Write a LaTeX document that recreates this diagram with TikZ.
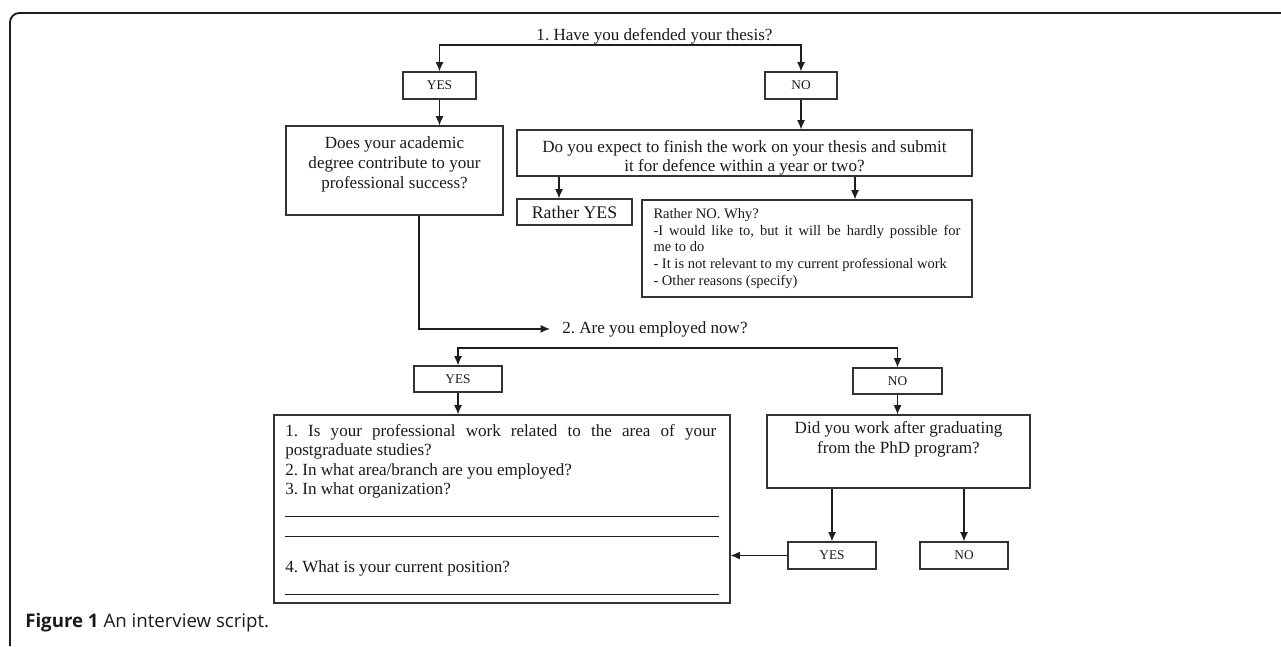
\documentclass[tikz,border=0pt]{standalone}
\usepackage{fontspec}
\setmainfont{Liberation Serif}
\newfontfamily\capfont{Open Sans}
\usetikzlibrary{arrows.meta,calc}
\definecolor{boxc}{HTML}{333333}
\definecolor{linec}{HTML}{1E1E1E}
\definecolor{txtc}{HTML}{1A1A1A}
\frenchspacing
\begin{document}
\begin{tikzpicture}[x=0.75pt,y=-0.75pt,
  bx/.style 2 args={draw=boxc, line width=0.9pt, rectangle, minimum width=#1*0.75pt, minimum height=#2*0.75pt, inner sep=0pt, text=txtc},
  arr/.style={draw=linec, line width=0.95pt, -{Latex[length=7pt,width=6pt]}},
  rule/.style={draw=linec, line width=0.75pt},
  main/.style={font=\fontsize{12.8}{15}\selectfont, text=txtc},
  small/.style={font=\fontsize{10}{12}\selectfont},
]
\useasboundingbox (0,0) rectangle (1281,646);
% frame
\draw[line width=1.4pt, draw=linec, rounded corners=7pt] (10,646) -- (10,13) -- (1281,13);

% question 1
\node[main, anchor=base, inner sep=0] (q1) at (654.5,40) {1. Have you defended your thesis?};
\coordinate (q1b) at (620,45);
\node[bx={73}{27}, small] (yes1) at (439.5,85.5) {YES};
\node[bx={72}{27}, small] (no1) at (801,85.5) {NO};
\draw[arr] (q1b) -| (yes1.north);
\draw[arr] (q1b) -| (no1.north);

% YES branch
\node[bx={217}{89}] (does) at (394.5,170.5) {};
\node[main, align=center, anchor=north, inner sep=0] (doest) at (394.5,136) {Does your academic\\degree contribute to your\\professional success?};
\draw[arr] (yes1.south) -- (does.north -| yes1.south);

% NO branch
\node[bx={455}{46}] (do) at (744.5,153) {};
\node[font=\fontsize{12.8}{13.8}\selectfont, text=txtc, align=center, inner sep=0] (dot) at (744.5,158) {Do you expect to finish the work on your thesis and submit\\it for defence within a year or two?};
\draw[arr] (no1.south) -- (do.north -| no1.south);
\node[bx={115}{26}, font=\fontsize{13.3}{15}\selectfont] (ry) at (574.5,212) {Rather YES};
\node[bx={330}{97}, font=\fontsize{10.9}{12.4}\selectfont, text width=307*0.75pt, align=justify] (rn) at (807,248.5) {\noindent Rather NO. Why?\\
-I would like to, but it will be hardly possible for\linebreak me to do\\
- It is not relevant to my current professional work\\
- Other reasons (specify)};
\coordinate (ca) at (559,180);
\coordinate (cb) at (855,180);
\draw[arr] (do.south -| ca) -- (ry.north -| ca);
\draw[arr] (do.south -| cb) -- (rn.north -| cb);

% question 2
\node[main, anchor=base west, inner sep=0] (q2) at (562,333) {2. Are you employed now?};
\coordinate (c1) at (419,250);
\draw[arr, shorten >=9pt] (does.south -| c1) |- (q2.west);
\coordinate (q2b) at (680,348);
\node[bx={88}{26}, small] (yes2) at (458,379) {YES};
\node[bx={89}{26}, small] (no2) at (897.5,381) {NO};
\draw[arr] (q2b) -| (yes2.north);
\draw[arr] (q2b) -| (no2.north);

% employed box
\node[bx={456}{188}] (big) at (502,509) {};
\node[font=\fontsize{12.8}{14.6}\selectfont, text=txtc, anchor=north west, text width=431*0.75pt, align=justify, inner sep=0] (bigt) at (285,424) {\noindent 1. Is your professional work related to the area of your\linebreak postgraduate studies?\\
2. In what area/branch are you employed?\\
3. In what organization?};
\draw[rule] (285,516) -- (719,516);
\draw[rule] (285,536) -- (719,536);
\node[main, anchor=base west, inner sep=0] (q4) at (285,572) {4. What is your current position?};
\draw[rule] (285,594) -- (719,594);
\draw[arr] (yes2.south) -- (big.north -| yes2.south);

% not employed
\node[bx={263}{73}] (did) at (898.5,451.5) {};
\node[main, align=center, anchor=north, inner sep=0] (didt) at (898.5,421) {Did you work after graduating\\from the PhD program?};
\node[bx={88}{27}, small] (yes3) at (832,555.5) {YES};
\node[bx={88}{27}, small] (no3) at (964,555.5) {NO};
\draw[arr] (no2.south) -- (did.north -| no2.south);
\draw[arr] (did.south -| yes3.north) -- (yes3.north);
\draw[arr] (did.south -| no3.north) -- (no3.north);
\draw[arr] (yes3.west) -- (yes3.west -| big.east);

% caption
\node[anchor=base west, inner sep=0, text=txtc, font=\capfont\fontsize{14}{16}\selectfont] (cap) at (25,627) {\textbf{Figure 1} An interview script.};
\end{tikzpicture}
\end{document}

┄┄┄┄┄┄

* [WHAT THE EXERCISE ASKS] Please set down each line of the data above exactly as written, without the pictures.

* [TASK RESULT]
Write a LaTeX document that recreates this diagram with TikZ.
\documentclass[tikz,border=0pt]{standalone}
\usepackage{fontspec}
\setmainfont{Liberation Serif}
\newfontfamily\capfont{Open Sans}
\usetikzlibrary{arrows.meta,calc}
\definecolor{boxc}{HTML}{333333}
\definecolor{linec}{HTML}{1E1E1E}
\definecolor{txtc}{HTML}{1A1A1A}
\frenchspacing
\begin{document}
\begin{tikzpicture}[x=0.75pt,y=-0.75pt,
  bx/.style 2 args={draw=boxc, line width=0.9pt, rectangle, minimum width=#1*0.75pt, minimum height=#2*0.75pt, inner sep=0pt, text=txtc},
  arr/.style={draw=linec, line width=0.95pt, -{Latex[length=7pt,width=6pt]}},
  rule/.style={draw=linec, line width=0.75pt},
  main/.style={font=\fontsize{12.8}{15}\selectfont, text=txtc},
  small/.style={font=\fontsize{10}{12}\selectfont},
]
\useasboundingbox (0,0) rectangle (1281,646);
% frame
\draw[line width=1.4pt, draw=linec, rounded corners=7pt] (10,646) -- (10,13) -- (1281,13);

% question 1
\node[main, anchor=base, inner sep=0] (q1) at (654.5,40) {1. Have you defended your thesis?};
\coordinate (q1b) at (620,45);
\node[bx={73}{27}, small] (yes1) at (439.5,85.5) {YES};
\node[bx={72}{27}, small] (no1) at (801,85.5) {NO};
\draw[arr] (q1b) -| (yes1.north);
\draw[arr] (q1b) -| (no1.north);

% YES branch
\node[bx={217}{89}] (does) at (394.5,170.5) {};
\node[main, align=center, anchor=north, inner sep=0] (doest) at (394.5,136) {Does your academic\\degree contribute to your\\professional success?};
\draw[arr] (yes1.south) -- (does.north -| yes1.south);

% NO branch
\node[bx={455}{46}] (do) at (744.5,153) {};
\node[font=\fontsize{12.8}{13.8}\selectfont, text=txtc, align=center, inner sep=0] (dot) at (744.5,158) {Do you expect to finish the work on your thesis and submit\\it for defence within a year or two?};
\draw[arr] (no1.south) -- (do.north -| no1.south);
\node[bx={115}{26}, font=\fontsize{13.3}{15}\selectfont] (ry) at (574.5,212) {Rather YES};
\node[bx={330}{97}, font=\fontsize{10.9}{12.4}\selectfont, text width=307*0.75pt, align=justify] (rn) at (807,248.5) {\noindent Rather NO. Why?\\
-I would like to, but it will be hardly possible for\linebreak me to do\\
- It is not relevant to my current professional work\\
- Other reasons (specify)};
\coordinate (ca) at (559,180);
\coordinate (cb) at (855,180);
\draw[arr] (do.south -| ca) -- (ry.north -| ca);
\draw[arr] (do.south -| cb) -- (rn.north -| cb);

% question 2
\node[main, anchor=base west, inner sep=0] (q2) at (562,333) {2. Are you employed now?};
\coordinate (c1) at (419,250);
\draw[arr, shorten >=9pt] (does.south -| c1) |- (q2.west);
\coordinate (q2b) at (680,348);
\node[bx={88}{26}, small] (yes2) at (458,379) {YES};
\node[bx={89}{26}, small] (no2) at (897.5,381) {NO};
\draw[arr] (q2b) -| (yes2.north);
\draw[arr] (q2b) -| (no2.north);

% employed box
\node[bx={456}{188}] (big) at (502,509) {};
\node[font=\fontsize{12.8}{14.6}\selectfont, text=txtc, anchor=north west, text width=431*0.75pt, align=justify, inner sep=0] (bigt) at (285,424) {\noindent 1. Is your professional work related to the area of your\linebreak postgraduate studies?\\
2. In what area/branch are you employed?\\
3. In what organization?};
\draw[rule] (285,516) -- (719,516);
\draw[rule] (285,536) -- (719,536);
\node[main, anchor=base west, inner sep=0] (q4) at (285,572) {4. What is your current position?};
\draw[rule] (285,594) -- (719,594);
\draw[arr] (yes2.south) -- (big.north -| yes2.south);

% not employed
\node[bx={263}{73}] (did) at (898.5,451.5) {};
\node[main, align=center, anchor=north, inner sep=0] (didt) at (898.5,421) {Did you work after graduating\\from the PhD program?};
\node[bx={88}{27}, small] (yes3) at (832,555.5) {YES};
\node[bx={88}{27}, small] (no3) at (964,555.5) {NO};
\draw[arr] (no2.south) -- (did.north -| no2.south);
\draw[arr] (did.south -| yes3.north) -- (yes3.north);
\draw[arr] (did.south -| no3.north) -- (no3.north);
\draw[arr] (yes3.west) -- (yes3.west -| big.east);

% caption
\node[anchor=base west, inner sep=0, text=txtc, font=\capfont\fontsize{14}{16}\selectfont] (cap) at (25,627) {\textbf{Figure 1} An interview script.};
\end{tikzpicture}
\end{document}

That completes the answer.